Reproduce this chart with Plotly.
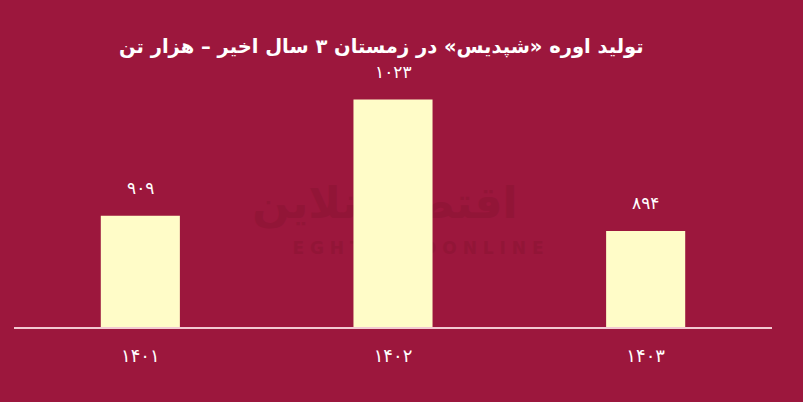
import plotly.graph_objects as go

years = ["۱۴۰۱", "۱۴۰۲", "۱۴۰۳"]
values = [909, 1023, 894]
value_labels = ["۹۰۹", "۱۰۲۳", "۸۹۴"]
title_text = "تولید اوره «شپدیس» در زمستان ۳ سال اخیر – هزار تن"

BG = "#9C173D"
BAR = "#FFFCC8"
WM = "#921537"

fig = go.Figure()

# watermark on base axes (drawn beneath bars)
fig.add_trace(go.Scatter(
    x=[0.968], y=[918], mode="text",
    text=["<b>اقتصادآنلاین</b>"],
    textfont=dict(family="DejaVu Sans", size=44, color=WM),
    hoverinfo="skip", showlegend=False, xaxis="x", yaxis="y",
))
fig.add_trace(go.Scatter(
    x=[1.099], y=[876], mode="text",
    text=["<b>E G H T E S A D O N L I N E</b>"],
    textfont=dict(family="DejaVu Sans", size=17, color=WM),
    hoverinfo="skip", showlegend=False, xaxis="x", yaxis="y",
))

fig.add_trace(go.Bar(
    x=years, y=values, marker=dict(color=BAR, line=dict(width=0)),
    width=0.313, hoverinfo="skip", showlegend=False,
    xaxis="x2", yaxis="y2",
))

for yr, v, lab in zip(years, values, value_labels):
    fig.add_annotation(
        x=yr, y=v, xref="x2", yref="y2", text=lab, showarrow=False,
        yanchor="bottom", yshift=16,
        font=dict(family="DejaVu Sans", size=17, color="white"),
    )

fig.add_annotation(
    x=0.485, y=1.0, xref="paper", yref="paper", yanchor="bottom", yshift=12,
    text="<b>" + title_text + "</b>",
    showarrow=False, font=dict(family="DejaVu Sans", size=19.5, color="white"),
)

fig.update_layout(
    width=803, height=402,
    paper_bgcolor=BG, plot_bgcolor=BG,
    margin=dict(l=14, r=31, t=72, b=75),
    xaxis=dict(range=[-0.5, 2.5], visible=False, fixedrange=True),
    yaxis=dict(range=[800, 1050], visible=False, fixedrange=True),
    xaxis2=dict(
        type="category", range=[-0.5, 2.5], overlaying="x",
        showline=True, linecolor="#F2C9D2", linewidth=2,
        showgrid=False, zeroline=False, ticks="",
        ticklabelstandoff=11,
        tickfont=dict(family="DejaVu Sans", size=18, color="white"),
    ),
    yaxis2=dict(range=[800, 1050], overlaying="y", visible=False,
                showgrid=False, zeroline=False),
)

fig.write_html("out.html", config={"displayModeBar": False},
               post_script="document.body.style.margin='0';")
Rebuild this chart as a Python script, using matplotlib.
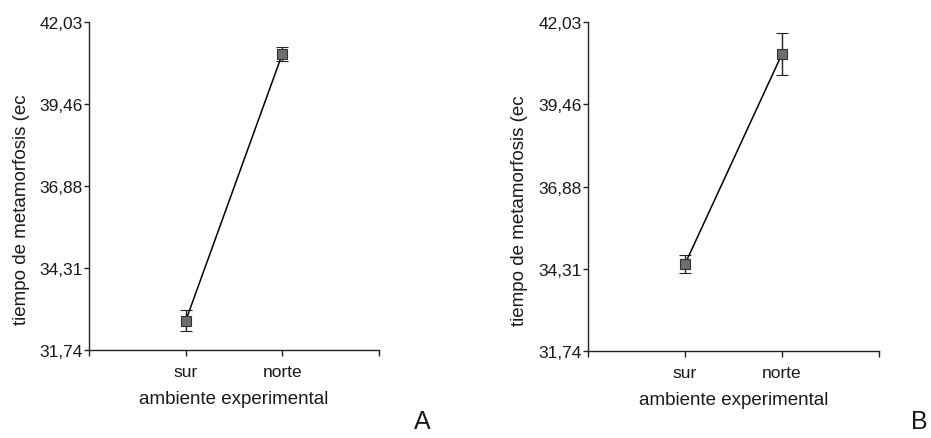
import matplotlib
matplotlib.use("Agg")
import matplotlib.pyplot as plt

plt.rcParams['font.family'] = ['Liberation Sans', 'DejaVu Sans']

categories = ["sur", "norte"]
y_ticks = [31.74, 34.31, 36.88, 39.46, 42.03]
y_tick_labels = ["31,74", "34,31", "36,88", "39,46", "42,03"]

means_a = [32.65, 41.03]
err_a = [0.33, 0.23]
means_b = [34.46, 41.03]
err_b = [0.29, 0.65]

panels = [
    ("A", means_a, err_a, [0.0956, 0.2005, 0.3115, 0.7471], 0.463),
    ("B", means_b, err_b, [0.6316, 0.1982, 0.3126, 0.7494], 0.996),
]

fig = plt.figure(figsize=(9.31, 4.39), dpi=100)

for letter, means, errs, rect, letter_x in panels:
    ax = fig.add_axes(rect)
    x = list(range(1, len(categories) + 1))
    ax.errorbar(x, means, yerr=errs, fmt='-', color='black', lw=1.1,
                ecolor='#222222', elinewidth=1.0, capsize=4.5, capthick=1.0,
                marker='s', markersize=6.5, markerfacecolor='#6e6e6e',
                markeredgecolor='#333333', markeredgewidth=0.8, zorder=3)
    ax.set_xlim(0, 3)
    ax.set_ylim(y_ticks[0], y_ticks[-1])
    ax.set_xticks([0, 1, 2, 3])
    ax.set_xticklabels([""] + categories + [""], fontsize=12.5)
    ax.set_yticks(y_ticks)
    ax.set_yticklabels(y_tick_labels, fontsize=12.5)
    for s in ("top", "right"):
        ax.spines[s].set_visible(False)
    for s in ("left", "bottom"):
        ax.spines[s].set_linewidth(1.0)
        ax.spines[s].set_color('#222222')
    ax.tick_params(axis='y', direction='out', length=3.5, width=1.0, pad=1, colors='#222222')
    ax.tick_params(axis='x', direction='out', length=4, width=1.0, pad=6, colors='#222222')
    for t in ax.get_xticklabels() + ax.get_yticklabels():
        t.set_color('#1a1a1a')
    ax.set_xlabel("ambiente experimental", fontsize=13.5, labelpad=8, color='#1a1a1a')
    ax.set_ylabel("tiempo de metamorfosis (ec", fontsize=13.5, labelpad=6, color='#1a1a1a')
    ax.yaxis.set_label_coords(-0.205, 0.43)
    fig.text(letter_x, 0.012, letter, fontsize=18, ha='right', va='bottom', color='#1a1a1a')

fig.savefig("out.png", dpi=100, facecolor='white')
########################################
## Job
Above are some records; extract exactly the lines from the one containing "Rebuild this chart" through the one containing "fig = plt.figure(figsize=(9.31, 4.39), dpi=100)" and drop the pictures.

## Output of the exercise
Rebuild this chart as a Python script, using matplotlib.
import matplotlib
matplotlib.use("Agg")
import matplotlib.pyplot as plt

plt.rcParams['font.family'] = ['Liberation Sans', 'DejaVu Sans']

categories = ["sur", "norte"]
y_ticks = [31.74, 34.31, 36.88, 39.46, 42.03]
y_tick_labels = ["31,74", "34,31", "36,88", "39,46", "42,03"]

means_a = [32.65, 41.03]
err_a = [0.33, 0.23]
means_b = [34.46, 41.03]
err_b = [0.29, 0.65]

panels = [
    ("A", means_a, err_a, [0.0956, 0.2005, 0.3115, 0.7471], 0.463),
    ("B", means_b, err_b, [0.6316, 0.1982, 0.3126, 0.7494], 0.996),
]

fig = plt.figure(figsize=(9.31, 4.39), dpi=100)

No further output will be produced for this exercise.